Last night I watched Ziggy Stardust and the Spiders from Mars: The Motion Picture, a live recording of David Bowie’s 1973 performance at the Hammersmith Arena; it was mesmerising.

David Bowie is a new phenomenon to me. I watched a documentary entitled The Genius of David Bowie last year, and ever since I’ve been obsessed with him. Friends always told me to give him a chance but I just never took the time to listen or to learn about him. Then I saw a performance of ‘Lady Grinning Soul’ on said documentary, and I finally understood what everyone had been trying to tell me; the man was indeed a genius.

To a modern musical eye and ear, old footage of Bowie in a fantastically revealing cat suit singing about ‘Time’ who ‘falls wanking to the floor’, probably isn’t all that shocking. I think my generation is pretty desensitised to it. I don’t know who’s ‘to blame’ for this apathy, but it’s pretty difficult to ‘shock’ nowadays, which is what my parents were trying to explain to me last night. When David Bowie wore that outfit and sang that lyric in the 70’s, he simultaneously intrigued and disgusted a nation. My Mum said that her parents were pretty appalled by his androgyny; they wouldn’t let her play his music in the house. Luckily, my Mum was a bit of a Rebel Rebel, and travelled all the way to Milton Keynes with her friend George, to see Bowie in the 80’s. They missed their last train home and had to sleep outside the station. If I did anything remotely similar to that now she’d probably have a heart attack.

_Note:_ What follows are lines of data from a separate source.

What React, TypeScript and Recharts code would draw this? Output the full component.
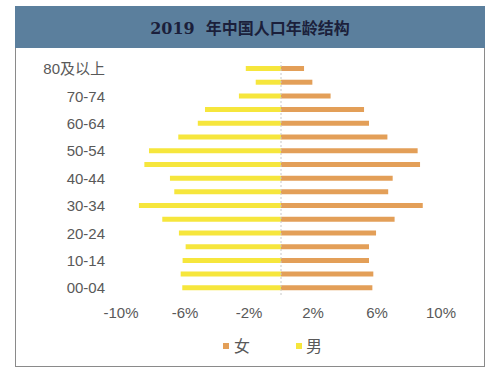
import React from "react";
import { Bar, BarChart, ReferenceLine, XAxis, YAxis } from "recharts";

// 2019 population pyramid: men to the left (negative), women to the right.
const ageGroups = [
  "80及以上", "75-79", "70-74", "65-69", "60-64", "55-59", "50-54", "45-49", "40-44",
  "35-39", "30-34", "25-29", "20-24", "15-19", "10-14", "05-09", "00-04",
];
const femaleShare = [
  1.44, 1.96, 3.1, 5.19, 5.5, 6.65, 8.54, 8.69, 6.98, 6.7, 8.86, 7.1, 5.94, 5.5, 5.5, 5.77, 5.71,
];
const maleShare = [
  2.2, 1.58, 2.63, 4.75, 5.2, 6.42, 8.25, 8.54, 6.94, 6.67, 8.88, 7.42, 6.38, 5.96, 6.15, 6.27, 6.17,
];
const xTicks = [-10, -6, -2, 2, 6, 10];

const FEMALE = "#e39f58";
const MALE = "#f6e63c";
const TEXT = "#595959";
const FONT = "'Liberation Sans', Arial, 'Noto Sans CJK SC', sans-serif";

const data = ageGroups.map((age, i) => ({
  age,
  female: femaleShare[i],
  male: -maleShare[i],
}));

export default function App() {
  return (
    <div
      style={{
        position: "absolute",
        left: 0,
        top: 0,
        width: 500,
        height: 372,
        background: "#fff",
        fontFamily: FONT,
      }}
    >
      <div
        style={{
          position: "absolute",
          left: 15,
          top: 6,
          width: 470,
          height: 361,
          border: "1px solid #8a8a8a",
          boxSizing: "border-box",
        }}
      />
      <div
        style={{
          position: "absolute",
          left: 15,
          top: 6,
          width: 470,
          height: 42,
          background: "#5b7f9d",
          display: "flex",
          alignItems: "center",
          justifyContent: "center",
          color: "#1b1f3b",
          fontWeight: "bold",
          fontSize: 16,
          fontFamily: "'DejaVu Serif', 'Noto Sans CJK SC', serif",
        }}
      >
        2019&nbsp; 年中国人口年龄结构
      </div>

      <div style={{ position: "absolute", left: 0, top: 0 }}>
        <BarChart
          width={500}
          height={372}
          data={data}
          layout="vertical"
          stackOffset="sign"
          barSize={5}
          margin={{ top: 62, right: 59, bottom: 47, left: 0 }}
        >
          <XAxis
            type="number"
            domain={[-10, 10]}
            ticks={xTicks}
            tickFormatter={(v: number) => `${v}%`}
            axisLine={false}
            tickLine={false}
            tickSize={0}
            tickMargin={12}
            height={30}
            tick={{ fontSize: 15, fill: TEXT, fontFamily: FONT }}
          />
          <YAxis
            type="category"
            dataKey="age"
            interval={1}
            width={121}
            axisLine={false}
            tickLine={false}
            tickSize={0}
            tickMargin={16}
            tick={{ fontSize: 15, fill: TEXT, fontFamily: FONT }}
          />
          <ReferenceLine x={0} stroke="#c8c8c8" strokeDasharray="2 2" />
          <Bar dataKey="female" stackId="pop" fill={FEMALE} isAnimationActive={false} />
          <Bar dataKey="male" stackId="pop" fill={MALE} isAnimationActive={false} />
        </BarChart>
      </div>

      <div style={{ position: "absolute", left: 223, top: 343, width: 6, height: 6, background: FEMALE }} />
      <div
        style={{ position: "absolute", left: 234, top: 337, fontSize: 16, color: TEXT, lineHeight: "20px" }}
      >
        女
      </div>
      <div style={{ position: "absolute", left: 296, top: 343, width: 6, height: 6, background: MALE }} />
      <div
        style={{ position: "absolute", left: 306, top: 337, fontSize: 16, color: TEXT, lineHeight: "20px" }}
      >
        男
      </div>
    </div>
  );
}
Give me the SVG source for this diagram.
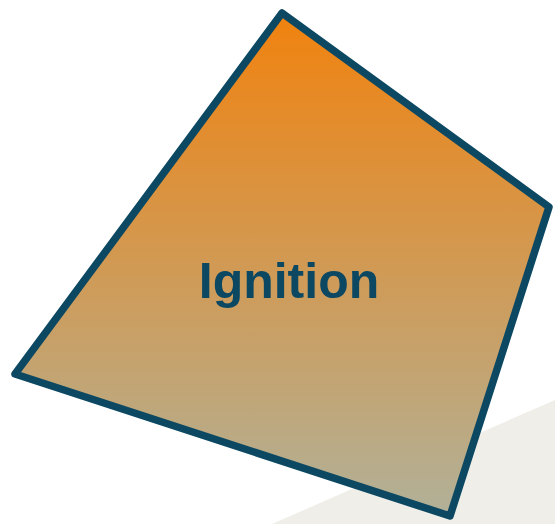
<svg xmlns="http://www.w3.org/2000/svg" width="555" height="524" viewBox="0 0 555 524">
<defs>
<linearGradient id="g" x1="0" y1="12" x2="0" y2="517" gradientUnits="userSpaceOnUse">
<stop offset="0" stop-color="#f1820e"/>
<stop offset="1" stop-color="#b1b199"/>
</linearGradient>
<style>
.shape{fill:url(#g);stroke:#0c4862;stroke-width:7.5;stroke-linejoin:round}
.lbl{font-family:"Liberation Sans",Arial,sans-serif;font-weight:bold;font-size:50px;fill:#0c4862;text-anchor:middle}
</style>
</defs>
<rect width="555" height="524" fill="#ffffff"/>
<polygon points="272,524 555,400 555,524" fill="#efeee8"/>
<g id="ignition">
<polygon class="shape" points="282,13 549,207 450,516 15,374"/>
<text class="lbl" x="289" y="298">Ignition</text>
</g>
<g id="connectors"/>
</svg>
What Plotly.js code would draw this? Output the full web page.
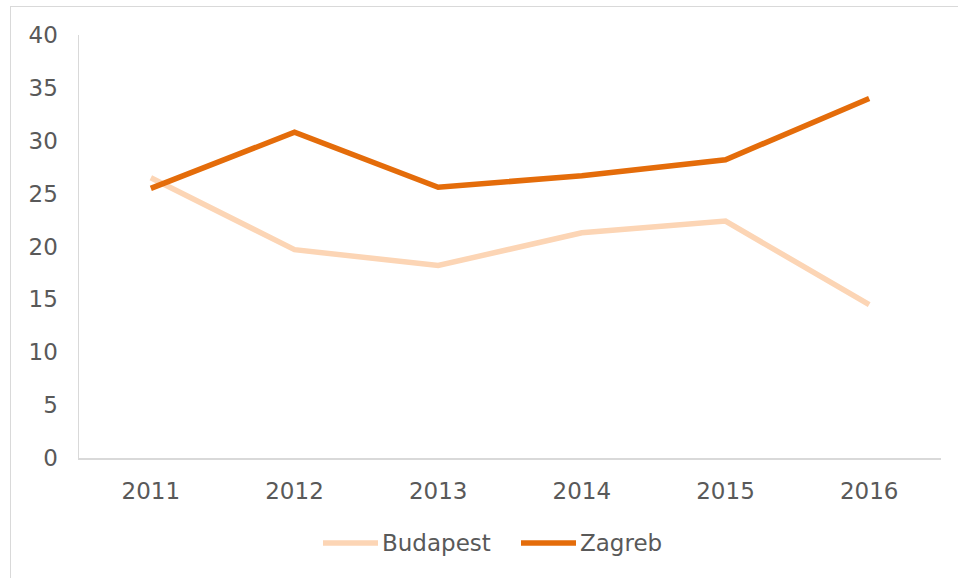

I don’t think there’s a single musician that my parents hold that strong an objection to these days (Thank God). They’ve never told me not listen to a particular artist, they don’t interfere with things like that; they understand that its personal choice and not everyone can love everything. I find it really hard to believe that their parents felt that strongly about David Bowie. Even if you take away the outrageous costumes and promiscuous, drug-fuelled lifestyle he had; his music is still incredible. His ability to tell a story is phenomenal; whether it’s about Life on Mars or the Panic in Detroit, Bowie has a way with words and rhythm that no new artist will ever be able to recapture.